--- Problem to solve ---
Wherever a line in the data below holds "draw", copy that line.

----

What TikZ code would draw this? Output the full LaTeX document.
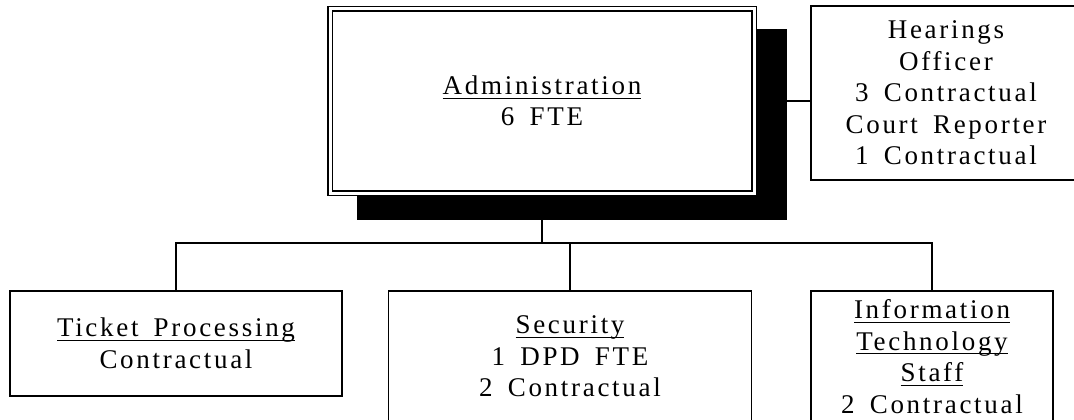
\documentclass[tikz,border=0pt]{standalone}
\usepackage{fontspec}
\setmainfont[LetterSpace=10,WordSpace=1.6]{Liberation Serif}
\usetikzlibrary{backgrounds}

% underlined title line
\newsavebox{\ulbox}
\newcommand{\ulined}[1]{\sbox\ulbox{#1}\rlap{\rule[-4pt]{\wd\ulbox}{0.9pt}}\usebox\ulbox}

\tikzset{
    unit/.style={draw, line width=1.6pt, fill=white, align=center, inner sep=0pt,
        font=\fontsize{27}{31.5}\selectfont},
    link/.style={line width=1.6pt},
}

\begin{document}
\begin{tikzpicture}[x=1pt,y=-1pt]
    \useasboundingbox (0,0) rectangle (1074,420);
    \clip (0,0) rectangle (1074,420);
    %top level
    \node[unit, double, double distance=3pt, line width=1.5pt, outer sep=3pt, minimum width=424pt, minimum height=184pt]
        (admin) at (542,101) {\ulined{Administration}\\6 FTE};
    \node[unit, minimum width=270pt, minimum height=174pt]
        (hear) at (946,93) {Hearings\\Officer\\3 Contractual\\Court Reporter\\1 Contractual};
    %second level
    \node[unit, minimum width=332pt, minimum height=105pt]
        (ticket) at (176,343.5) {\ulined{Ticket Processing}\\Contractual};
    \node[unit, minimum width=363pt, minimum height=131pt]
        (sec) at (570,356.5) {\ulined{Security}\\1 DPD FTE\\2 Contractual};
    \node[unit, minimum width=242pt, minimum height=131pt]
        (it) at (932,356.5) {\ulined{Information}\\\ulined{Technology}\\\ulined{Staff}\\2 Contractual};
    %shadow under the top box
    \begin{scope}[on background layer]
        \fill[black] ([shift={(30,23)}]admin.north west) rectangle ([shift={(30,24)}]admin.south east);
    \end{scope}
    %draw lines
    \coordinate (bus) at (0,243);
    \draw[link] (admin.east) -- (hear.west |- admin.east);
    \draw[link] (admin.south) -- (admin.south |- bus);
    \draw[link] (ticket.north) |- (it.north |- bus) -- (it.north);
    \draw[link] (sec.north) -- (sec.north |- bus);
\end{tikzpicture}
\end{document}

----

--- The solution ---
What TikZ code would draw this? Output the full LaTeX document.
    unit/.style={draw, line width=1.6pt, fill=white, align=center, inner sep=0pt,
    %draw lines
    \draw[link] (admin.east) -- (hear.west |- admin.east);
    \draw[link] (admin.south) -- (admin.south |- bus);
    \draw[link] (ticket.north) |- (it.north |- bus) -- (it.north);
    \draw[link] (sec.north) -- (sec.north |- bus);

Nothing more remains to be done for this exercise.